You can. We don't prevent you from doing that because versions are stored and every version is stored in time when it was created, but you can start creating some trouble where your interleaving versions with team members. So use badging as a good way to avoid collision on versions with your key members.

Inside of Fusion itself, you can get to that same data, but it takes a little extra work. You go to a particular design, click on the version tag. If that design is opened by a team member, you'll immediately see who it's opened by. So obviously it's not particularly productive to have to click on every version tag to see the in use by data, which is why I recommend just keeping the web view open as a way to see your data view and what's going on. It's much faster than having to click through your site pane to see what's happening.

But when you're in that side pane, when you open up that tab, you do get access to a couple extra things that are useful. If you do get version interleaving, this is how you can fix that. You can find the version that really should be the latest version, you can promote it. If you're curious what your colleague did, you want to open up his version from that list of versions, you can open it up to see what's there. So it does give you access to all of those versions very effectively and easily. You can see this both in the web view and in Fusion's desktop point.

The next thing you might want to do is start having people collaborate by commenting. And one thing I find that folks get a little tripped up on is that commenting inside of Fusion is actually very context-aware. It knows what version you're commenting on, it knows what workspace you're commenting in, and in some cases, it actually knows which object you're commenting on.

So when you get comments or markups in your commenting pane and you click on one of those, it's actually going to tell you specifically when you roll over that version, this comment is on an older version and in the SIM environment. And if you click on that comment to load it, it's going to open that version, it's going to switch to the SIM environment, and it may even zoom to a particular object onto which that comment was made.

So it's quite powerful in that commenting is very context-aware, but you can get people a little surprise going, I don't understand why I'm looking at the CAM environment, or I was working in the CAM environment, someone made a comment, it took me out of CAM and put me into modeling. Because the comments are context-aware, it's pretty important to just understand that it's version, workspace, and object-specific.

Lastly, you can comment on the web, you can comment in your mobile app, and you can comment in the desktop, they're all in the same activity feed, they all share across each other. The only one caveat is if you're looking at comments in the web page, they don't automatically pull. You do have to hit refresh on the page to reload the comments. Something I hope we fix soon.

How many people here have used or ever made a comment in Fusion? I got one. This is an area that does quite a lot, actually.
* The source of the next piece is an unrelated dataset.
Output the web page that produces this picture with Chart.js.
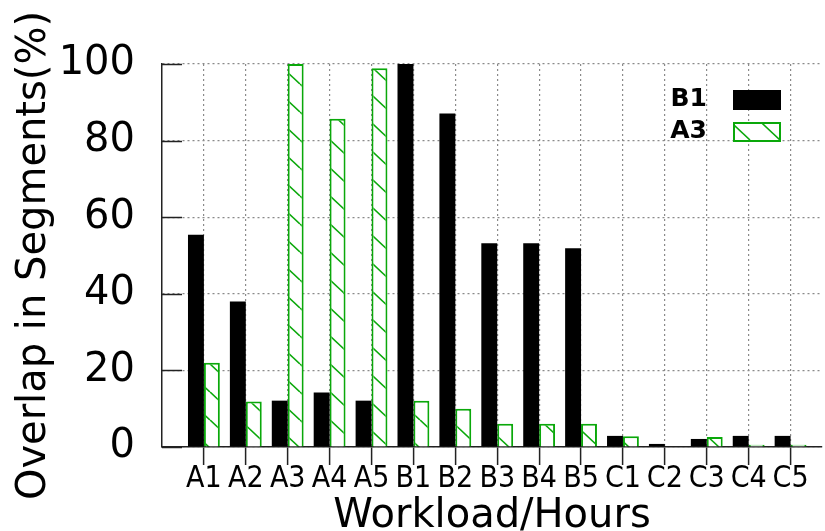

It's pretty powerful for exchanging information between team members, and it's worth spending some time looking at it.

I talked to you before about scoping your project and making your project work into a product. That's because project has some other collaboration facilities inside of it. One is a wiki where you can document pages, create documentation if you want, reports. It also has a calendar if you want to capture information about key dates, deliverables, activities, decisions, or anything like that along with your product.